> [DATA SHOWN]:
★ ★ ★ ★
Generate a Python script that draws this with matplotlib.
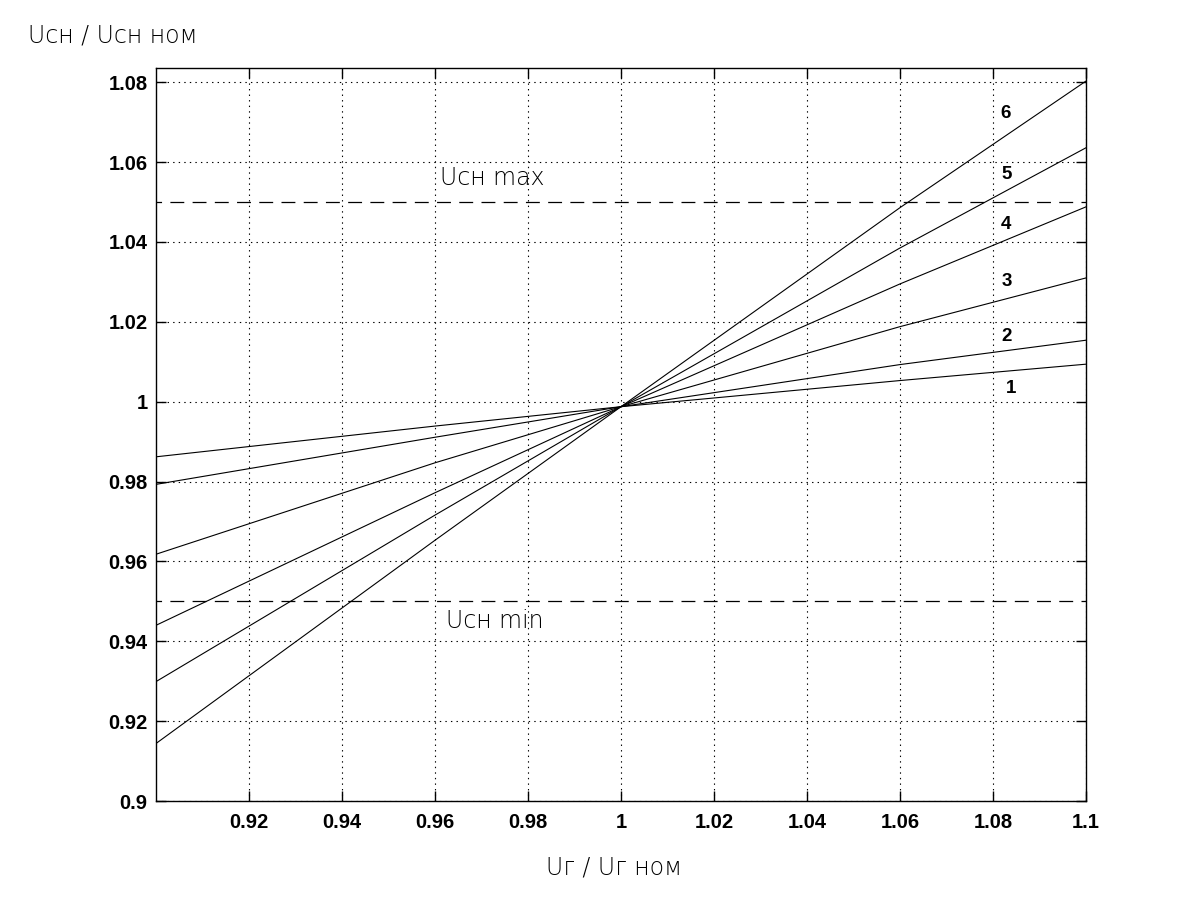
import matplotlib
matplotlib.use("Agg")
import matplotlib.pyplot as plt

plt.rcParams['lines.scale_dashes'] = False

# curves at a few x positions
x_pts = [0.9, 0.96, 1.0, 1.06, 1.1]
curves = {
    '1': [0.9862, 0.9939, 0.99875, 1.0053, 1.0094],
    '2': [0.9793, 0.9911, 0.99875, 1.0093, 1.0154],
    '3': [0.9618, 0.9847, 0.99875, 1.0188, 1.0310],
    '4': [0.9440, 0.9772, 0.99875, 1.0295, 1.0488],
    '5': [0.9299, 0.9716, 0.99875, 1.0385, 1.0636],
    '6': [0.9144, 0.9653, 0.99875, 1.0486, 1.0803],
}
# label position for each curve number
label_xy = {
    '1': (1.0838, 1.0033),
    '2': (1.0830, 1.0164),
    '3': (1.0829, 1.0300),
    '4': (1.0827, 1.0445),
    '5': (1.0830, 1.0569),
    '6': (1.0826, 1.0723),
}
u_max = 1.05
u_min = 0.95

xticks = [0.92, 0.94, 0.96, 0.98, 1.0, 1.02, 1.04, 1.06, 1.08, 1.1]
xtick_labels = ['0.92', '0.94', '0.96', '0.98', '1', '1.02', '1.04', '1.06', '1.08', '1.1']
yticks = [0.9, 0.92, 0.94, 0.96, 0.98, 1.0, 1.02, 1.04, 1.06, 1.08]
ytick_labels = ['0.9', '0.92', '0.94', '0.96', '0.98', '1', '1.02', '1.04', '1.06', '1.08']

fig = plt.figure(figsize=(12, 9), dpi=100)
ax = fig.add_axes([0.13, 0.11, 0.775, 0.815])

for k, vals in curves.items():
    ax.plot(x_pts, vals, color='black', lw=0.8)
    lx, ly = label_xy[k]
    ax.text(lx, ly, k, fontsize=13.5, fontweight='bold', family='Liberation Sans',
            ha='center', va='center')

ax.axhline(u_max, color='black', lw=0.9, linestyle=(6, (10, 6)))
ax.axhline(u_min, color='black', lw=0.9, linestyle=(6, (10, 6)))
ax.text(0.9611, 1.056, 'Uсн max', fontsize=17, family='DejaVu Sans',
        fontweight='light', ha='left', va='center')
ax.text(0.9624, 0.9451, 'Uсн min', fontsize=17, family='DejaVu Sans',
        fontweight='light', ha='left', va='center')

ax.set_xlim(0.9, 1.1)
ax.set_ylim(0.9, 1.0837)
ax.set_xticks(xticks)
ax.set_xticklabels(xtick_labels)
ax.set_yticks(yticks)
ax.set_yticklabels(ytick_labels)
ax.tick_params(direction='in', length=7, width=1, top=True, right=True)
ax.tick_params(axis='y', pad=6)
ax.tick_params(axis='x', pad=9)
for lab in ax.get_xticklabels() + ax.get_yticklabels():
    lab.set_fontweight('bold')
    lab.set_fontsize(14.5)
    lab.set_family('Liberation Sans')
for s in ax.spines.values():
    s.set_linewidth(1.0)

ax.grid(True, color='black', lw=0.8, linestyle=(0, (1, 3)))

fig.text(0.023, 0.961, 'Uсн / Uсн ном', fontsize=17, family='DejaVu Sans',
         fontweight='light', ha='left', va='center')
fig.text(0.512, 0.036, 'Uг / Uг ном', fontsize=17, family='DejaVu Sans',
         fontweight='light', ha='center', va='center')

fig.savefig('out.png', dpi=100)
★ ★ ★ ★
> [YOUR INSTRUCTIONS]: Every line of the data above should be quoted exactly. Omit the pictures.

> [EXERCISE RESULT]:
Generate a Python script that draws this with matplotlib.
import matplotlib
matplotlib.use("Agg")
import matplotlib.pyplot as plt

plt.rcParams['lines.scale_dashes'] = False

# curves at a few x positions
x_pts = [0.9, 0.96, 1.0, 1.06, 1.1]
curves = {
    '1': [0.9862, 0.9939, 0.99875, 1.0053, 1.0094],
    '2': [0.9793, 0.9911, 0.99875, 1.0093, 1.0154],
    '3': [0.9618, 0.9847, 0.99875, 1.0188, 1.0310],
    '4': [0.9440, 0.9772, 0.99875, 1.0295, 1.0488],
    '5': [0.9299, 0.9716, 0.99875, 1.0385, 1.0636],
    '6': [0.9144, 0.9653, 0.99875, 1.0486, 1.0803],
}
# label position for each curve number
label_xy = {
    '1': (1.0838, 1.0033),
    '2': (1.0830, 1.0164),
    '3': (1.0829, 1.0300),
    '4': (1.0827, 1.0445),
    '5': (1.0830, 1.0569),
    '6': (1.0826, 1.0723),
}
u_max = 1.05
u_min = 0.95

xticks = [0.92, 0.94, 0.96, 0.98, 1.0, 1.02, 1.04, 1.06, 1.08, 1.1]
xtick_labels = ['0.92', '0.94', '0.96', '0.98', '1', '1.02', '1.04', '1.06', '1.08', '1.1']
yticks = [0.9, 0.92, 0.94, 0.96, 0.98, 1.0, 1.02, 1.04, 1.06, 1.08]
ytick_labels = ['0.9', '0.92', '0.94', '0.96', '0.98', '1', '1.02', '1.04', '1.06', '1.08']

fig = plt.figure(figsize=(12, 9), dpi=100)
ax = fig.add_axes([0.13, 0.11, 0.775, 0.815])

for k, vals in curves.items():
    ax.plot(x_pts, vals, color='black', lw=0.8)
    lx, ly = label_xy[k]
    ax.text(lx, ly, k, fontsize=13.5, fontweight='bold', family='Liberation Sans',
            ha='center', va='center')

ax.axhline(u_max, color='black', lw=0.9, linestyle=(6, (10, 6)))
ax.axhline(u_min, color='black', lw=0.9, linestyle=(6, (10, 6)))
ax.text(0.9611, 1.056, 'Uсн max', fontsize=17, family='DejaVu Sans',
        fontweight='light', ha='left', va='center')
ax.text(0.9624, 0.9451, 'Uсн min', fontsize=17, family='DejaVu Sans',
        fontweight='light', ha='left', va='center')

ax.set_xlim(0.9, 1.1)
ax.set_ylim(0.9, 1.0837)
ax.set_xticks(xticks)
ax.set_xticklabels(xtick_labels)
ax.set_yticks(yticks)
ax.set_yticklabels(ytick_labels)
ax.tick_params(direction='in', length=7, width=1, top=True, right=True)
ax.tick_params(axis='y', pad=6)
ax.tick_params(axis='x', pad=9)
for lab in ax.get_xticklabels() + ax.get_yticklabels():
    lab.set_fontweight('bold')
    lab.set_fontsize(14.5)
    lab.set_family('Liberation Sans')
for s in ax.spines.values():
    s.set_linewidth(1.0)

ax.grid(True, color='black', lw=0.8, linestyle=(0, (1, 3)))

fig.text(0.023, 0.961, 'Uсн / Uсн ном', fontsize=17, family='DejaVu Sans',
         fontweight='light', ha='left', va='center')
fig.text(0.512, 0.036, 'Uг / Uг ном', fontsize=17, family='DejaVu Sans',
         fontweight='light', ha='center', va='center')

fig.savefig('out.png', dpi=100)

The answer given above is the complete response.